Prime Minister Milanovic: antifascism is a fight between the good and justice and the evil and injustice

  • Photo /Vijesti/2015/svibanj/9 svibanj/FAH-H5096320.jpg

Prime Minister Zoran Milanovic said on Saturday that people who do not understand the role of Josip Broz Tito 70 years ago and the role of Franjo Tudjman decades later do not understand the gravity of the situations in which the two leaders had found themselves.

"Those people should be understood. They were our leaders, they were the way they were, whether you like or not. We didn't have anyone better than them and we have to live with that. That's Croatian history," Milanovic told a ceremony marking the 70th anniversary of the victory over fascism at Zagreb's Vatroslav Lisinski Concert Hall.

The ceremony, held under the patronage of the Croatian Parliament, Government and the Federation of Antifascist Fighters and Antifascists (SABA), was attended, among others, by Parliament Speaker Josip Leko, Justice Minister Orsat Miljenic, Enterprise Minister Gordan Maras, Environment Minister Mihael Zmajlovic, Culture Minister Berislav Sipus, former President Stjepan Mesic, members of Parliament, the secretary for international affairs of the strongest opposition Croatian Democratic Union (HDZ) party, Miro Kovac, senior military officers, surviving veterans of the National Liberation Struggle, members of the Croatian Academy of Arts and Sciences (HAZU), representatives of religious communities, and foreign diplomats accredited in Croatia.

"The National Liberation Army in Croatia comprised 300,000 people, Croats and Serbs, comparatively the largest number of people in the former Yugoslavia and incomparably more than any other European nation. All those nations fell under Hitler and Mussolini, and only here was the war fought out of conviction, out of a sense of justice, for freedom," the PM said.

He said that many who had joined in the antifascist struggle did so out of a sense of justice and did not know what the Communist Party was or who led it. "It was a fight between the good and justice on the one side and the evil and injustice on the other. This is the only way to explain such a massive movement that only pursued human values."

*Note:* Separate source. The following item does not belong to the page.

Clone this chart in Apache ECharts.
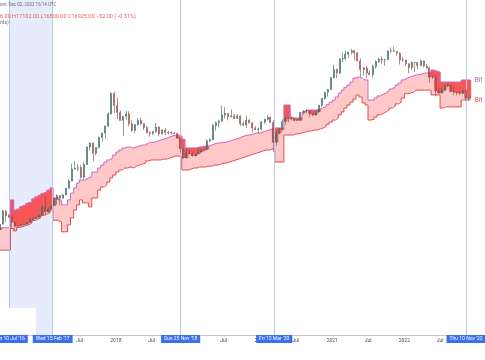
<!DOCTYPE html>
<html><head><meta charset="utf-8">
<script src="https://cdn.jsdelivr.net/npm/echarts@6/dist/echarts.min.js"></script>
<style>html,body{margin:0;padding:0;background:#fff}#c{width:485px;height:360px}</style>
</head><body><div id="c"></div>
<script>
const periods = [
'2016-05-16','2016-06-01','2016-06-16','2016-07-01','2016-07-16','2016-08-01','2016-08-16','2016-09-01','2016-09-16','2016-10-01','2016-10-16','2016-11-01','2016-11-16','2016-12-01','2016-12-16',
'2017-01-01','2017-01-16','2017-02-01','2017-02-16','2017-03-01','2017-03-16','2017-04-01','2017-04-16','2017-05-01','2017-05-16','2017-06-01','2017-06-16','2017-07-01','2017-07-16','2017-08-01','2017-08-16','2017-09-01','2017-09-16','2017-10-01','2017-10-16','2017-11-01','2017-11-16','2017-12-01','2017-12-16',
'2018-01-01','2018-01-16','2018-02-01','2018-02-16','2018-03-01','2018-03-16','2018-04-01','2018-04-16','2018-05-01','2018-05-16','2018-06-01','2018-06-16','2018-07-01','2018-07-16','2018-08-01','2018-08-16','2018-09-01','2018-09-16','2018-10-01','2018-10-16','2018-11-01','2018-11-16','2018-12-01','2018-12-16',
'2019-01-01','2019-01-16','2019-02-01','2019-02-16','2019-03-01','2019-03-16','2019-04-01','2019-04-16','2019-05-01','2019-05-16','2019-06-01','2019-06-16','2019-07-01','2019-07-16','2019-08-01','2019-08-16','2019-09-01','2019-09-16','2019-10-01','2019-10-16','2019-11-01','2019-11-16','2019-12-01','2019-12-16',
'2020-01-01','2020-01-16','2020-02-01','2020-02-16','2020-03-01','2020-03-16','2020-04-01','2020-04-16','2020-05-01','2020-05-16','2020-06-01','2020-06-16','2020-07-01','2020-07-16','2020-08-01','2020-08-16','2020-09-01','2020-09-16','2020-10-01','2020-10-16','2020-11-01','2020-11-16','2020-12-01','2020-12-16',
'2021-01-01','2021-01-16','2021-02-01','2021-02-16','2021-03-01','2021-03-16','2021-04-01','2021-04-16','2021-05-01','2021-05-16','2021-06-01','2021-06-16','2021-07-01','2021-07-16','2021-08-01','2021-08-16','2021-09-01','2021-09-16','2021-10-01','2021-10-16','2021-11-01','2021-11-16','2021-12-01','2021-12-16',
'2022-01-01','2022-01-16','2022-02-01','2022-02-16','2022-03-01','2022-03-16','2022-04-01','2022-04-16','2022-05-01','2022-05-16','2022-06-01','2022-06-16','2022-07-01','2022-07-16','2022-08-01','2022-08-16','2022-09-01','2022-09-16','2022-10-01','2022-10-16','2022-11-01','2022-11-16','2022-12-01'
];
const lastPeriodEnd = '2022-12-03';

const opens = [
455,530,760,670,640,560,500,505,520,530,555,600,620,640,680,
860,740,800,880,1050,1160,1080,1180,1420,1730,2400,2450,2490,1920,2720,4380,4890,3700,4340,5700,6450,7800,10900,19100,
13800,11300,9100,10200,10900,8300,6900,8100,9100,8300,7500,6500,6400,6700,7600,6300,7000,6500,6600,6450,6350,5600,4200,3250,
3700,3650,3450,3620,3820,4000,4100,5200,5350,7900,8550,8900,10600,11000,10100,10300,9600,10300,8300,8000,9150,8500,7400,7100,
7200,8700,9400,9900,8600,5000,6400,7100,8800,9600,9500,9450,9100,9100,11300,11800,11900,10900,10600,11500,13800,16700,19700,21300,
29400,36700,33500,49100,49600,56000,59000,61300,57800,46400,36700,38300,33500,31800,39900,45900,48900,47700,48200,60900,61300,60300,57200,47600,
47700,43100,38700,44600,44400,41100,46300,40500,38500,29800,29800,20400,19300,20800,23300,23900,20100,19700,19300,19100,20500,16700,16900
];
const closes = [
530,760,670,640,560,500,505,520,530,555,600,620,640,680,860,
740,800,880,1050,1160,1080,1180,1420,1730,2400,2450,2490,1920,2720,4380,4890,3700,4340,5700,6450,7800,10900,19100,13800,
11300,9100,10200,10900,8300,6900,8100,9100,8300,7500,6500,6400,6700,7600,6300,7000,6500,6600,6450,6350,5600,4200,3250,3700,
3650,3450,3620,3820,4000,4100,5200,5350,7900,8550,8900,10600,11000,10100,10300,9600,10300,8300,8000,9150,8500,7400,7100,7200,
8700,9400,9900,8600,5000,6400,7100,8800,9600,9500,9450,9100,9100,11300,11800,11900,10900,10600,11500,13800,16700,19700,21300,29400,
36700,33500,49100,49600,56000,59000,61300,57800,46400,36700,38300,33500,31800,39900,45900,48900,47700,48200,60900,61300,60300,57200,47600,47700,
43100,38700,44600,44400,41100,46300,40500,38500,29800,29800,20400,19300,20800,23300,23900,20100,19700,19300,19100,20500,16700,16900,16925
];
const lows = [
438,525,560,630,480,450,490,500,515,525,550,590,610,635,675,
680,730,790,870,900,890,1065,1170,1410,1720,2380,2250,1840,1840,2670,3980,2980,3500,4200,5100,5500,7700,10700,11200,
9400,9000,5900,9300,7800,6600,6400,7800,8000,7000,6400,5800,6100,6500,5900,6200,6100,6200,6200,6300,5500,3800,3200,3200,
3550,3400,3400,3600,3700,3900,4050,5000,5300,6900,7500,8800,9600,9100,9900,9400,9500,7800,7800,7400,8400,6500,7000,6400,
6900,8300,9200,8500,3800,4500,6200,6800,8100,8600,9100,8900,9000,9050,10700,11100,9900,10200,10400,11200,13200,16000,17600,21000,
29000,28900,32300,45000,47000,50400,55500,47100,46000,30000,31000,28800,31500,29300,37500,43900,42800,40600,47500,58000,60000,53500,42000,45500,
40600,33000,36300,34300,37200,40500,39200,37600,25400,28000,17600,18600,18800,20700,22700,19600,18200,18200,18200,18700,15600,15800,16800
];
const highs = [
540,780,780,700,660,575,520,530,540,560,620,640,650,690,880,
1150,830,900,1080,1200,1170,1215,1420,1820,2790,2980,2760,2680,2900,4480,4980,4980,4370,5850,6460,7880,11300,19800,19900,
17200,11900,10300,11800,11700,9200,8300,9800,9900,8500,7800,6800,6800,8500,7700,7100,7400,6800,6700,6600,6500,5700,4300,4200,
4100,3800,3650,4200,4050,4150,5400,5600,8300,8800,9300,13800,13100,11100,12300,10900,10900,10400,8800,10300,9500,8700,7800,7500,
8900,9500,10500,10200,9200,6900,7400,9400,10000,9950,10300,9600,9400,11400,12100,12450,12000,11100,11600,13900,16800,19800,21500,29500,
41900,37800,49700,58300,61700,60000,64800,63000,59500,50000,39500,40500,35900,42000,47100,50500,52900,48500,62900,67000,69000,61000,59000,52000,
48000,43500,45800,44800,45400,48200,47400,42900,40000,31300,31700,21900,22500,24200,25200,24400,22700,19900,20400,21000,21400,17200,17102
];
const bandUpper = [
480,480,480,480,1030,780,810,860,900,950,970,1060,1120,1180,1240,
1270,1350,1430,1090,1090,1030,900,900,1030,1240,1430,1640,1780,1780,1880,1930,2210,2210,2470,2680,2910,3080,3250,3530,
3830,4050,4280,4400,4400,4280,4400,4520,4640,4640,4900,5000,5000,5150,5300,5450,5600,5800,5950,6100,6100,5950,5450,4280,
4280,4280,4280,4400,4400,4520,4520,4640,4770,4900,4900,5000,5000,5150,5300,5450,5600,5800,5950,6100,6100,6300,6450,6450,
6600,6800,7000,7200,7400,7400,7400,7400,13900,13900,9800,9700,9700,9900,11500,12100,12100,12100,12100,12400,12800,13200,14000,15000,
15900,17300,19300,20900,22600,24000,26100,29100,30000,29100,27600,27600,15900,15900,16800,17800,18600,19300,20300,21500,22600,24000,25400,27600,
29100,29900,30800,31700,31700,32500,33400,33400,34300,36300,35300,34300,26100,26100,26100,26100,26100,26100,26100,27600,27600,27600,27600
];
const bandLower = [
260,260,260,260,470,440,485,495,510,520,545,585,605,630,670,
700,725,785,590,590,560,430,430,520,630,780,900,1030,950,950,850,1090,1090,1350,1470,1550,1680,1880,2040,
2210,2340,2470,2470,2540,2470,2600,2680,2750,2830,3000,3080,3080,3080,3080,3160,3160,3250,3340,3430,3430,3340,2340,2340,
2400,2470,2470,2540,2540,2540,2600,2600,2680,2680,2750,2830,2830,2910,3000,3080,3160,3250,3340,3430,3530,3630,3730,3830,
3940,4050,4050,4160,4160,2910,2910,2910,6100,6100,6100,6300,6300,6450,6600,6800,6800,7000,7000,7200,7400,7700,8200,8700,
9200,9700,10600,11500,12800,13900,15000,16300,18300,17300,14700,13900,9200,9400,10000,10600,11000,11500,12100,12800,13500,14300,15000,16800,
18900,19300,19800,20900,20900,20900,20900,20900,20900,18300,18300,18300,12800,13200,13200,13200,13200,13200,13200,15900,15900,15900,15900
];
const tickDates = ['2016-07-01','2017-01-01','2017-07-01','2018-01-01','2018-07-01','2019-01-01','2019-07-01','2020-01-01','2020-07-01','2021-01-01','2021-07-01','2022-01-01','2022-07-01','2023-01-01'];
const tickTexts = ['Jul','2017','Jul','2018','Jul','2019','Jul','2020','Jul','2021','Jul','2022','Jul','2023'];
const eventDates = ['2016-07-10','2017-02-15','2018-11-25','2020-03-13','2022-11-10'];
const eventTexts = ["Sun 10 Jul '16","Wed 15 Feb '17","Sun 25 Nov '18","Fri 13 Mar '20","Thu 10 Nov '22"];
const shadeRange = ['2016-07-10','2017-02-15'];
const headerLine1 = 'om, Dec 02, 2022 16:14 UTC';
const headerLine2 = '6.00 H17102.00 L16800.00 C16925.00 \u221252.00 (\u22120.31%)';
const headerLine3 = 'nts)';
const bandLabels = ['Bit', 'Bit'];

const ts = s => Date.parse(s + 'T00:00:00Z');
const T = periods.map(ts);
const TEND = ts(lastPeriodEnd);
const N = T.length;
const tEnd = i => (i < N - 1 ? T[i + 1] : TEND);
const tickMap = {};
tickDates.forEach((d, i) => { tickMap[ts(d)] = tickTexts[i]; });

const candleData = T.map((t, i) => [(t + tEnd(i)) / 2, opens[i], closes[i], lows[i], highs[i]]);
const redData = [];
T.forEach((t, i) => {
  const body = Math.min(opens[i], closes[i]);
  if (body < bandUpper[i]) redData.push([t, tEnd(i), bandUpper[i], Math.max(body, bandLower[i])]);
});
const stepU = T.map((t, i) => [t, bandUpper[i]]).concat([[TEND, bandUpper[N - 1]]]);
const stepL = T.map((t, i) => [t, bandLower[i]]).concat([[TEND, bandLower[N - 1]]]);

const FONT = 'Roboto, "Noto Sans", sans-serif';
const chart = echarts.init(document.getElementById('c'), null, { renderer: 'canvas' });
chart.setOption({
  animation: false,
  backgroundColor: '#ffffff',
  title: [
    { text: headerLine1, left: 0, top: 2.5, padding: 0, textStyle: { fontSize: 4.5, color: '#6a6d78', fontWeight: 'normal', fontFamily: FONT } },
    { text: headerLine2, left: 0, top: 14, padding: 0, textStyle: { fontSize: 5.5, color: '#e8605c', fontWeight: 'normal', fontFamily: FONT } },
    { text: headerLine3, left: 0, top: 20.5, padding: 0, textStyle: { fontSize: 5, color: '#6a6d78', fontWeight: 'normal', fontFamily: FONT } }
  ],
  grid: { left: 0, right: 0, top: 0, bottom: 25, containLabel: false },
  xAxis: {
    type: 'value', min: ts('2016-05-24'), max: ts('2023-01-30'),
    axisLine: { show: true, lineStyle: { color: '#c8c8c8', width: 1 } },
    axisTick: { show: false },
    splitLine: { show: false },
    axisLabel: {
      customValues: tickDates.map(ts),
      formatter: v => tickMap[v] || '',
      fontSize: 5, color: '#4a4a4a', margin: 3, fontFamily: FONT, hideOverlap: false
    }
  },
  yAxis: { type: 'log', logBase: 10, min: 25.4, max: 247000, show: false, splitLine: { show: false } },
  series: [
    {
      type: 'line', z: 1, data: [], silent: true,
      markArea: { silent: true, itemStyle: { color: '#e6ecfc' }, data: [[{ xAxis: ts(shadeRange[0]) }, { xAxis: ts(shadeRange[1]) }]] },
      markLine: {
        silent: true, symbol: ['none', 'none'],
        lineStyle: { color: '#b6c8ef', width: 1, type: 'solid' },
        label: { show: true, position: 'start', distance: 0, color: '#ffffff', backgroundColor: '#3a6ff0', fontSize: 5, padding: [1.5, 3], fontFamily: FONT },
        data: eventDates.map((d, i) => ({ xAxis: ts(d), label: { formatter: eventTexts[i] } }))
      }
    },
    {
      type: 'custom', z: 2, silent: true, data: [[T[0], bandUpper[0]]],
      renderItem: (params, api) => {
        const up = [], lo = [];
        for (let i = 0; i < N; i++) {
          up.push(api.coord([T[i], bandUpper[i]]), api.coord([tEnd(i), bandUpper[i]]));
          lo.push(api.coord([T[i], bandLower[i]]), api.coord([tEnd(i), bandLower[i]]));
        }
        return { type: 'polygon', shape: { points: up.concat(lo.reverse()) }, style: { fill: '#ffc9c9' } };
      }
    },
    {
      type: 'custom', z: 3, silent: true, data: redData,
      renderItem: (params, api) => {
        const p0 = api.coord([api.value(0), api.value(2)]);
        const p1 = api.coord([api.value(1), api.value(3)]);
        return { type: 'rect', shape: { x: p0[0], y: p0[1], width: p1[0] - p0[0] + 0.5, height: p1[1] - p0[1] }, style: { fill: '#f65656' } };
      }
    },
    {
      type: 'line', z: 4, step: 'end', data: stepU, showSymbol: false, silent: true,
      lineStyle: { color: '#c46ac8', width: 1 },
      endLabel: { show: true, formatter: bandLabels[0], color: '#b45cbf', fontSize: 6.5, distance: 4, fontFamily: FONT }
    },
    {
      type: 'line', z: 4, step: 'end', data: stepL, showSymbol: false, silent: true,
      lineStyle: { color: '#e44a4a', width: 1 },
      endLabel: { show: true, formatter: bandLabels[1], color: '#e45050', fontSize: 6.5, distance: 4, fontFamily: FONT }
    },
    {
      type: 'candlestick', z: 5, silent: true, data: candleData, barWidth: 1.5,
      encode: { x: 0, y: [1, 2, 3, 4] },
      itemStyle: { color: '#4fa08a', color0: '#e06a66', borderColor: '#3f6258', borderColor0: '#7f4b49', borderWidth: 0.6 }
    }
  ],
  graphic: [
    { type: 'rect', z: 100, shape: { x: 0, y: 308, width: 36, height: 26.5 }, style: { fill: '#ffffff' } }
  ]
});
</script></body></html>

Milanovic said that present-day Croatia had emerged from a war in which its people were threatened with occupation and that the people who had given their lives and good health for the country deserved the deepest respect.

He also noted that in mentioning crimes committed after 1945 a clear distinction should be made "between mourning and nostalgia for a failed state that stole the Croatian name and mourning for the people killed, which shouldn't have happened."

Warning that the forces of xenophobia, hostility and intolerance were on the rise again in Europe, Milanovic concluded his speech with the words "No pasaran!"